My Antarctic trip starts at the southern tip of South America, where I will hop a ship for a 12-day cruise. The boat will cross the Drake Passage and the Antarctic Convergence zone (where the cold waters of the Southern Ocean sink below the warmer waters of oceans to the north) to the Antarctic Peninsula, where we will explore in and around the islands off the western coast of the Peninsula. A good number of these Antarctic cruises have around a hundred passengers; reason being that one hundred is the maximum number of individuals from a single ship that can go ashore in Antarctica at any one time. To go ashore, we are split up into smaller groups to board a smaller rubber craft with an outboard motor, called a zodiac. We will go ashore in Antarctica 2-3 times a day. On shore, we will be able to view and photograph wildlife, and any other interesting scenery. The wildlife there, especially the penguins, are fairly tame; coming right up to you to investigate. Some highlights of Antarctica Peninsula shore excursions include:
Given the long haul to reach Antarctica, I decided to make the most of it by expanding my trip to include the Patagonia region of southern South America, specifically following the Andes Mountain range down this area of the continent. The best in a nutshell description for Patagonia is outdoor recreation, and there’s pretty much a little bit of everything to do here. I’ve got a rough route planned out:
First Stop – Bariloche – this town has a German/Swiss feel in its architecture as well as being in the mountains and situated on a large glacial lake. One of its specialties is chocolate – yum! Here, I plan to do some relaxing around the area lakes (the general vicinity of the town is located in what’s referred to as the “lakes region”), bumming around the local towns, day-hiking, as well as more adventurous activities such as paragliding and perhaps even whitewater rafting or zip-lining. Still toying with an optional side trip to Chile, but no final decision on that yet.

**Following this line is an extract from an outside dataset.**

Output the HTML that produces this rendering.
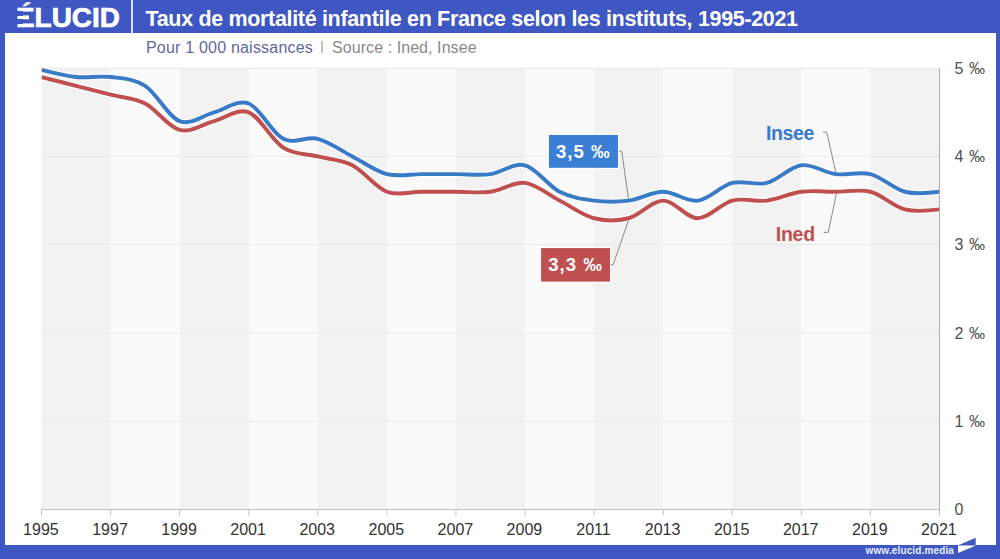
<!DOCTYPE html>
<html lang="fr"><head><meta charset="utf-8"><title>Taux de mortalité infantile en France</title>
<style>
html,body{margin:0;padding:0}
body{width:1000px;height:559px;overflow:hidden;position:relative;background:#3f57c2;font-family:"Liberation Sans",Arial,sans-serif}
.panel{position:absolute;left:4.5px;top:33.4px;width:991px;height:511.6px;background:#fff}
.logo{position:absolute;left:16px;top:2px;font-weight:bold;font-size:27.9px;line-height:32px;color:#fff;letter-spacing:0px;-webkit-text-stroke:0.7px #fff}
.lmask{position:absolute;background:#3f57c2}
.sep{position:absolute;left:131px;top:0;width:2px;height:33px;background:#d8defa}
.title{position:absolute;left:145.5px;top:4.5px;font-weight:bold;font-size:21.5px;line-height:28px;letter-spacing:-0.33px;color:#fff;white-space:nowrap}
.sub{position:absolute;top:37.7px;font-size:16px;line-height:20px;color:#8a8a8a;white-space:nowrap}
.sub.a{color:#5d68a0}
svg{position:absolute;left:0;top:0}
.yl{position:absolute;left:954.5px;font-size:16px;line-height:20px;color:#505050;white-space:nowrap;letter-spacing:0.6px}
.xl{position:absolute;top:519px;width:60px;text-align:center;font-size:16px;line-height:22px;color:#333}
.box{position:absolute;box-shadow:0 0 0 1px rgba(255,255,255,0.85);color:#fff;font-weight:bold;font-size:18.6px;line-height:33px;text-align:center;letter-spacing:1px;text-indent:0px}
.lab{position:absolute;font-weight:bold;font-size:19.5px;line-height:24px;white-space:nowrap}
.www{position:absolute;left:865.5px;top:544.7px;font-weight:bold;font-size:10px;line-height:12px;color:#e8ebfa;white-space:nowrap;letter-spacing:0.14px}
</style></head><body>
<div class="panel"></div>
<div class="logo">ÉLUCID</div>
<div class="sep"></div>
<div class="lmask" style="left:17px;top:11px;width:5.5px;height:5px"></div>
<div class="lmask" style="left:17px;top:19px;width:5.5px;height:5px"></div>
<div class="lmask" style="left:28.5px;top:15px;width:4px;height:5px"></div>
<div class="title">Taux de mortalité infantile en France selon les instituts, 1995-2021</div>
<div class="sub a" style="left:146px;letter-spacing:0.2px">Pour 1 000 naissances</div>
<div class="sub" style="left:320.3px;top:39px;font-size:13px;line-height:14px;color:#9a9a9a">|</div>
<div class="sub" style="left:332px;letter-spacing:0.07px">Source : Ined, Insee</div>
<svg width="1000" height="559" viewBox="0 0 1000 559">
<defs><clipPath id="plotclip"><rect x="41.5" y="65.2" width="898.0" height="444.3"/></clipPath></defs>
<rect x="41.50" y="68.20" width="69.08" height="441.30" fill="#f2f2f2"/>
<rect x="110.58" y="68.20" width="69.08" height="441.30" fill="#fafafa"/>
<rect x="179.65" y="68.20" width="69.08" height="441.30" fill="#f2f2f2"/>
<rect x="248.73" y="68.20" width="69.08" height="441.30" fill="#fafafa"/>
<rect x="317.81" y="68.20" width="69.08" height="441.30" fill="#f2f2f2"/>
<rect x="386.88" y="68.20" width="69.08" height="441.30" fill="#fafafa"/>
<rect x="455.96" y="68.20" width="69.08" height="441.30" fill="#f2f2f2"/>
<rect x="525.04" y="68.20" width="69.08" height="441.30" fill="#fafafa"/>
<rect x="594.12" y="68.20" width="69.08" height="441.30" fill="#f2f2f2"/>
<rect x="663.19" y="68.20" width="69.08" height="441.30" fill="#fafafa"/>
<rect x="732.27" y="68.20" width="69.08" height="441.30" fill="#f2f2f2"/>
<rect x="801.35" y="68.20" width="69.08" height="441.30" fill="#fafafa"/>
<rect x="870.42" y="68.20" width="69.08" height="441.30" fill="#f2f2f2"/>
<line x1="41.5" x2="939.5" y1="421.24" y2="421.24" stroke="#e7e7e7" stroke-width="1"/>
<line x1="41.5" x2="939.5" y1="332.98" y2="332.98" stroke="#e7e7e7" stroke-width="1"/>
<line x1="41.5" x2="939.5" y1="244.72" y2="244.72" stroke="#e7e7e7" stroke-width="1"/>
<line x1="41.5" x2="939.5" y1="156.46" y2="156.46" stroke="#e7e7e7" stroke-width="1"/>
<line x1="41.5" x2="939.5" y1="68.20" y2="68.20" stroke="#e7e7e7" stroke-width="1"/>
<line x1="41.5" x2="939.5" y1="509.5" y2="509.5" stroke="#c0c0c0" stroke-width="1"/>
<line x1="939.5" x2="939.5" y1="68.2" y2="509.5" stroke="#aeaeae" stroke-width="1"/>
<line x1="41.50" x2="41.50" y1="509.5" y2="515.5" stroke="#c0c0c0" stroke-width="1"/>
<line x1="110.58" x2="110.58" y1="509.5" y2="515.5" stroke="#c0c0c0" stroke-width="1"/>
<line x1="179.65" x2="179.65" y1="509.5" y2="515.5" stroke="#c0c0c0" stroke-width="1"/>
<line x1="248.73" x2="248.73" y1="509.5" y2="515.5" stroke="#c0c0c0" stroke-width="1"/>
<line x1="317.81" x2="317.81" y1="509.5" y2="515.5" stroke="#c0c0c0" stroke-width="1"/>
<line x1="386.88" x2="386.88" y1="509.5" y2="515.5" stroke="#c0c0c0" stroke-width="1"/>
<line x1="455.96" x2="455.96" y1="509.5" y2="515.5" stroke="#c0c0c0" stroke-width="1"/>
<line x1="525.04" x2="525.04" y1="509.5" y2="515.5" stroke="#c0c0c0" stroke-width="1"/>
<line x1="594.12" x2="594.12" y1="509.5" y2="515.5" stroke="#c0c0c0" stroke-width="1"/>
<line x1="663.19" x2="663.19" y1="509.5" y2="515.5" stroke="#c0c0c0" stroke-width="1"/>
<line x1="732.27" x2="732.27" y1="509.5" y2="515.5" stroke="#c0c0c0" stroke-width="1"/>
<line x1="801.35" x2="801.35" y1="509.5" y2="515.5" stroke="#c0c0c0" stroke-width="1"/>
<line x1="870.42" x2="870.42" y1="509.5" y2="515.5" stroke="#c0c0c0" stroke-width="1"/>
<line x1="939.50" x2="939.50" y1="509.5" y2="515.5" stroke="#c0c0c0" stroke-width="1"/>
<g clip-path="url(#plotclip)">
<path d="M41.50,77.03 C41.50,77.03 64.53,82.91 76.04,85.85 C87.55,88.79 99.06,91.74 110.58,94.68 C122.09,97.62 133.60,97.62 145.12,103.50 C156.63,109.39 168.14,127.04 179.65,129.98 C191.17,132.92 202.68,124.10 214.19,121.16 C225.71,118.21 237.22,107.92 248.73,112.33 C260.24,116.74 271.76,140.28 283.27,147.63 C294.78,154.99 306.29,153.52 317.81,156.46 C329.32,159.40 340.83,159.40 352.35,165.29 C363.86,171.17 375.37,187.35 386.88,191.76 C398.40,196.18 409.91,191.76 421.42,191.76 C432.94,191.76 444.45,191.76 455.96,191.76 C467.47,191.76 478.99,193.24 490.50,191.76 C502.01,190.29 513.53,181.47 525.04,182.94 C536.55,184.41 548.06,194.71 559.58,200.59 C571.09,206.47 582.60,215.30 594.12,218.24 C605.63,221.18 617.14,221.18 628.65,218.24 C640.17,215.30 651.68,200.59 663.19,200.59 C674.71,200.59 686.22,218.24 697.73,218.24 C709.24,218.24 720.76,203.53 732.27,200.59 C743.78,197.65 755.29,202.06 766.81,200.59 C778.32,199.12 789.83,193.24 801.35,191.76 C812.86,190.29 824.37,191.76 835.88,191.76 C847.40,191.76 858.91,188.82 870.42,191.76 C881.94,194.71 893.45,206.47 904.96,209.42 C916.47,212.36 939.50,209.42 939.50,209.42" fill="none" stroke="#fff" stroke-opacity="0.7" stroke-width="6.5"/>
<path d="M41.50,77.03 C41.50,77.03 64.53,82.91 76.04,85.85 C87.55,88.79 99.06,91.74 110.58,94.68 C122.09,97.62 133.60,97.62 145.12,103.50 C156.63,109.39 168.14,127.04 179.65,129.98 C191.17,132.92 202.68,124.10 214.19,121.16 C225.71,118.21 237.22,107.92 248.73,112.33 C260.24,116.74 271.76,140.28 283.27,147.63 C294.78,154.99 306.29,153.52 317.81,156.46 C329.32,159.40 340.83,159.40 352.35,165.29 C363.86,171.17 375.37,187.35 386.88,191.76 C398.40,196.18 409.91,191.76 421.42,191.76 C432.94,191.76 444.45,191.76 455.96,191.76 C467.47,191.76 478.99,193.24 490.50,191.76 C502.01,190.29 513.53,181.47 525.04,182.94 C536.55,184.41 548.06,194.71 559.58,200.59 C571.09,206.47 582.60,215.30 594.12,218.24 C605.63,221.18 617.14,221.18 628.65,218.24 C640.17,215.30 651.68,200.59 663.19,200.59 C674.71,200.59 686.22,218.24 697.73,218.24 C709.24,218.24 720.76,203.53 732.27,200.59 C743.78,197.65 755.29,202.06 766.81,200.59 C778.32,199.12 789.83,193.24 801.35,191.76 C812.86,190.29 824.37,191.76 835.88,191.76 C847.40,191.76 858.91,188.82 870.42,191.76 C881.94,194.71 893.45,206.47 904.96,209.42 C916.47,212.36 939.50,209.42 939.50,209.42" fill="none" stroke="#c0504f" stroke-width="3.9" stroke-linejoin="round" stroke-linecap="butt"/>
<path d="M41.50,69.97 C41.50,69.97 64.53,75.85 76.04,77.03 C87.55,78.20 99.06,75.55 110.58,77.03 C122.09,78.50 133.60,78.50 145.12,85.85 C156.63,93.21 168.14,116.74 179.65,121.16 C191.17,125.57 202.68,115.27 214.19,112.33 C225.71,109.39 237.22,99.09 248.73,103.50 C260.24,107.92 271.76,132.92 283.27,138.81 C294.78,144.69 306.29,135.87 317.81,138.81 C329.32,141.75 340.83,150.58 352.35,156.46 C363.86,162.34 375.37,171.17 386.88,174.11 C398.40,177.05 409.91,174.11 421.42,174.11 C432.94,174.11 444.45,174.11 455.96,174.11 C467.47,174.11 478.99,175.58 490.50,174.11 C502.01,172.64 513.53,162.34 525.04,165.29 C536.55,168.23 548.06,185.88 559.58,191.76 C571.09,197.65 582.60,199.12 594.12,200.59 C605.63,202.06 617.14,202.06 628.65,200.59 C640.17,199.12 651.68,191.76 663.19,191.76 C674.71,191.76 686.22,202.06 697.73,200.59 C709.24,199.12 720.76,185.88 732.27,182.94 C743.78,180.00 755.29,185.88 766.81,182.94 C778.32,180.00 789.83,166.76 801.35,165.29 C812.86,163.81 824.37,172.64 835.88,174.11 C847.40,175.58 858.91,171.17 870.42,174.11 C881.94,177.05 893.45,188.82 904.96,191.76 C916.47,194.71 939.50,191.76 939.50,191.76" fill="none" stroke="#fff" stroke-opacity="0.7" stroke-width="6.5"/>
<path d="M41.50,69.97 C41.50,69.97 64.53,75.85 76.04,77.03 C87.55,78.20 99.06,75.55 110.58,77.03 C122.09,78.50 133.60,78.50 145.12,85.85 C156.63,93.21 168.14,116.74 179.65,121.16 C191.17,125.57 202.68,115.27 214.19,112.33 C225.71,109.39 237.22,99.09 248.73,103.50 C260.24,107.92 271.76,132.92 283.27,138.81 C294.78,144.69 306.29,135.87 317.81,138.81 C329.32,141.75 340.83,150.58 352.35,156.46 C363.86,162.34 375.37,171.17 386.88,174.11 C398.40,177.05 409.91,174.11 421.42,174.11 C432.94,174.11 444.45,174.11 455.96,174.11 C467.47,174.11 478.99,175.58 490.50,174.11 C502.01,172.64 513.53,162.34 525.04,165.29 C536.55,168.23 548.06,185.88 559.58,191.76 C571.09,197.65 582.60,199.12 594.12,200.59 C605.63,202.06 617.14,202.06 628.65,200.59 C640.17,199.12 651.68,191.76 663.19,191.76 C674.71,191.76 686.22,202.06 697.73,200.59 C709.24,199.12 720.76,185.88 732.27,182.94 C743.78,180.00 755.29,185.88 766.81,182.94 C778.32,180.00 789.83,166.76 801.35,165.29 C812.86,163.81 824.37,172.64 835.88,174.11 C847.40,175.58 858.91,171.17 870.42,174.11 C881.94,177.05 893.45,188.82 904.96,191.76 C916.47,194.71 939.50,191.76 939.50,191.76" fill="none" stroke="#3a7bc8" stroke-width="3.9" stroke-linejoin="round" stroke-linecap="butt"/>
</g>
<polyline points="618,151.2 621.7,151.2 628.5,199" fill="none" stroke="#8a8a8a" stroke-width="1"/>
<polyline points="610,264.6 613.2,264.6 628.3,221" fill="none" stroke="#8a8a8a" stroke-width="1"/>
<polyline points="823,132.2 826.7,132.2 835.8,172" fill="none" stroke="#8a8a8a" stroke-width="1"/>
<polyline points="823.6,232.3 828.2,232.3 836.4,194" fill="none" stroke="#8a8a8a" stroke-width="1"/>
<rect x="548.5" y="134.8" width="69.5" height="33" fill="#3a7fd3"/>
<rect x="541.1" y="248.1" width="69" height="33.5" fill="#c0504f"/>
<polygon points="959,545 975.7,537.8 975.7,545" fill="#3f57c2"/>
<polygon points="958,545.5 976,545.5 958,553" fill="#fff"/>
</svg>
<div class="yl" style="top:58.7px">5 ‰</div><div class="yl" style="top:147.0px">4 ‰</div><div class="yl" style="top:235.2px">3 ‰</div><div class="yl" style="top:323.5px">2 ‰</div><div class="yl" style="top:411.7px">1 ‰</div><div class="yl" style="top:500.2px">0</div>
<div class="xl" style="left:10.9px">1995</div><div class="xl" style="left:80.0px">1997</div><div class="xl" style="left:149.1px">1999</div><div class="xl" style="left:218.1px">2001</div><div class="xl" style="left:287.2px">2003</div><div class="xl" style="left:356.3px">2005</div><div class="xl" style="left:425.4px">2007</div><div class="xl" style="left:494.4px">2009</div><div class="xl" style="left:563.5px">2011</div><div class="xl" style="left:632.6px">2013</div><div class="xl" style="left:701.7px">2015</div><div class="xl" style="left:770.7px">2017</div><div class="xl" style="left:839.8px">2019</div><div class="xl" style="left:908.9px">2021</div>
<div class="box" style="left:548.5px;top:134.8px;width:69.5px;height:33px">3,5 ‰</div>
<div class="box" style="left:541.1px;top:248.1px;width:69px;height:33.5px">3,3 ‰</div>
<div class="lab" style="left:766px;top:121.1px;color:#3a7bc8;letter-spacing:-0.4px">Insee</div>
<div class="lab" style="left:775.7px;top:221.6px;color:#c0504f;letter-spacing:-0.2px">Ined</div>
<div class="www">www.elucid.media</div>
</body></html>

Second Stop – El Calafate/El Chalten – There are a couple of popular destinations in this area, one being the Perito Moreno glacier and the other the Fitz Roy (mountain range – more day-hikes so I’ll get my exercise ). There are other glaciers as well, with various ways to access them. The Perito Moreno is the most accessible, and if I’m lucky, I’ll see it calve some of its ice. Chile travel options available here too……
Third Stop – Ushuaia – Last stop before Antarctica. It is the capital city of Tierra del Fuego and is also referred to as the end of the world or the southern-most city in the world and is the southern terminus of the Pan-American Highway. Only here a few days, but plan to do some day-hikes and perhaps a 4x4 off-roading trip.

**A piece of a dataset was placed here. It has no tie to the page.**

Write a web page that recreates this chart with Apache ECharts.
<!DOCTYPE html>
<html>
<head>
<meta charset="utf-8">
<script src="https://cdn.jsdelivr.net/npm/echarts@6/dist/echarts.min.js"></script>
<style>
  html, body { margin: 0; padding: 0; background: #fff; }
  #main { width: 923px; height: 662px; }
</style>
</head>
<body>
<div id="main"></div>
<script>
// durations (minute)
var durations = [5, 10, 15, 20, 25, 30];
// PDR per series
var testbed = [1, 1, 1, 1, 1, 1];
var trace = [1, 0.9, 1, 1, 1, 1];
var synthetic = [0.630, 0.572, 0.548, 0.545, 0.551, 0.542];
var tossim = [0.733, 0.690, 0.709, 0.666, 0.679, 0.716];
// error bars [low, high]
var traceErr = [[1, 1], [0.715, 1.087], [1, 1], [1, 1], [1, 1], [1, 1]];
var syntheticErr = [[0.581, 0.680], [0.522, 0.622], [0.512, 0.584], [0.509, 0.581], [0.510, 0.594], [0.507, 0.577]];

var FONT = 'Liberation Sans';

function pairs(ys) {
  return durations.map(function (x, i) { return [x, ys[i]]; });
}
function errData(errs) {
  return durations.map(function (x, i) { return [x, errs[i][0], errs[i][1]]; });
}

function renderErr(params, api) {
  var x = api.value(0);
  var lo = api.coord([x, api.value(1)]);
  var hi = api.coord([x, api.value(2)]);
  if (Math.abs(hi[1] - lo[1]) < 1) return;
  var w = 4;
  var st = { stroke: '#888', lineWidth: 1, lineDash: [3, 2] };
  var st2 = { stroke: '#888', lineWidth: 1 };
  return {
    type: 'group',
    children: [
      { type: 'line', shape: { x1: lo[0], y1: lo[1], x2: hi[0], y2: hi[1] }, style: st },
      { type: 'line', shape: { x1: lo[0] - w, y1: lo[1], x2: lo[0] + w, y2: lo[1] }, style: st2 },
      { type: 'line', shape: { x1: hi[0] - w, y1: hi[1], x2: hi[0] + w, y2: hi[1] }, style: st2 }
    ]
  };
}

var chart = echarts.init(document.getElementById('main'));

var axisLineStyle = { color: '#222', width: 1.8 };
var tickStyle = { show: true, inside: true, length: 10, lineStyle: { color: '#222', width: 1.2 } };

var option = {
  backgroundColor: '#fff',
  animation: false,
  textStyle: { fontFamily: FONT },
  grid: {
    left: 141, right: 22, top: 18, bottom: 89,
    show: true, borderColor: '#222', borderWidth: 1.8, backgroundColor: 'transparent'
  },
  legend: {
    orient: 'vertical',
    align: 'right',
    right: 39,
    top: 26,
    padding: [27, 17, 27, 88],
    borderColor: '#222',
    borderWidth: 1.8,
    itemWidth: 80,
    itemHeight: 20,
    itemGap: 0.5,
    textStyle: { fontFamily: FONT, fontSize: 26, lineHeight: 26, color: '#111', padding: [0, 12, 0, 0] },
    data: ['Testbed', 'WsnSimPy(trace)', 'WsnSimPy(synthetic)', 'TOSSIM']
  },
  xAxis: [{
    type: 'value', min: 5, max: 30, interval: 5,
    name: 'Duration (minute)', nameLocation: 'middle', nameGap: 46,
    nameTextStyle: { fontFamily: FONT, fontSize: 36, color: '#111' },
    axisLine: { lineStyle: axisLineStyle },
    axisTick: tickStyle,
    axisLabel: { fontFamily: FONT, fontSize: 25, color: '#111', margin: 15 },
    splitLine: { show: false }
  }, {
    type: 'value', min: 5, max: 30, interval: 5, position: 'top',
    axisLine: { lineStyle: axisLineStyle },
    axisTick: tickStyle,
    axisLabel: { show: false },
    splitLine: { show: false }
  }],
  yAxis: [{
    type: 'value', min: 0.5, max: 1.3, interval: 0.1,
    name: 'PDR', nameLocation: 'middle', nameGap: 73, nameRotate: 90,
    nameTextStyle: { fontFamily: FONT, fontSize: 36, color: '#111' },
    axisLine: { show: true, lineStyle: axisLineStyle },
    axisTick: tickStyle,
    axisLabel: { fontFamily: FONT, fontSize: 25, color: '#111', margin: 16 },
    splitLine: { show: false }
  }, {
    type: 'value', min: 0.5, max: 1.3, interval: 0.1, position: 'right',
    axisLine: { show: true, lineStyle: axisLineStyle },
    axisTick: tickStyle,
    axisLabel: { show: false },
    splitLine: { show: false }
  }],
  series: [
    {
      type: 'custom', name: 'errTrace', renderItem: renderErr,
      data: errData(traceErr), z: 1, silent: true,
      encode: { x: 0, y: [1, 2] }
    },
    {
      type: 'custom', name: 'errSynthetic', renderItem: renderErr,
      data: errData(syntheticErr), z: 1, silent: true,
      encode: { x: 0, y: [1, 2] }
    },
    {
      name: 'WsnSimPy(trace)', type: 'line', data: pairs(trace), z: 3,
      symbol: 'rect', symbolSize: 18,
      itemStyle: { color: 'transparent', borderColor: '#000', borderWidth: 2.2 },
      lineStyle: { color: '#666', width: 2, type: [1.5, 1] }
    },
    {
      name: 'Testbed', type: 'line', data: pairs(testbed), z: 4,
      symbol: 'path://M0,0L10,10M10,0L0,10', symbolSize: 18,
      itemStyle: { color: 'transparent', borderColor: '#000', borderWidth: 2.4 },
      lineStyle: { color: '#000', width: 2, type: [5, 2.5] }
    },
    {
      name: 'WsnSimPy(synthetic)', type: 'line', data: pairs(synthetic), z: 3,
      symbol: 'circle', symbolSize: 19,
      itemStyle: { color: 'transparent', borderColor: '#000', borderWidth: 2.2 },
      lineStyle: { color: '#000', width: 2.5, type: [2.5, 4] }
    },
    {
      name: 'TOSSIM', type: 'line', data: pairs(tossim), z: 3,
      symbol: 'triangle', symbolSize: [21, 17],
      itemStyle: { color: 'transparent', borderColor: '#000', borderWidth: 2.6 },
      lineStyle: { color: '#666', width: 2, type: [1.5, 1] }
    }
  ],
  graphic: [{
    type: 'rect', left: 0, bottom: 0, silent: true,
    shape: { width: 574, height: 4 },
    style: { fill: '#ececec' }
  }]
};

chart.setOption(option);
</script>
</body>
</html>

Last Stop – Mendoza and San Rafael (not technically part of Patagonia, but just to the north) – Last stop before home. This is the Argentinian wine region (malbec is the most popular variety). Surprising for most of you, my biggest planned activity is agate hunting (my latest fixation) – this area has several beautiful varieties. I’ve connected with a group in the area that take people out hunting. Time-permitting, I would like to squeeze in some sort of wine tour.
Hopefully at this point I haven’t rattled on enough to scare you completely away. Please bear with me as I am not usually one to write about myself, but a number of folks in my life expressed interest in what I’d be seeing and doing, and I thought this would be a good way to share. After this post, I’ll just have my smartphone, so I expect my descriptions will be fairly brief accompanied by pictures from my phone. Many of the areas I’ll be travelling will be fairly remote, and as such, I may not be posting every day. If you post comments/questions to my entries, which I welcome, I’ll do my best to follow-up.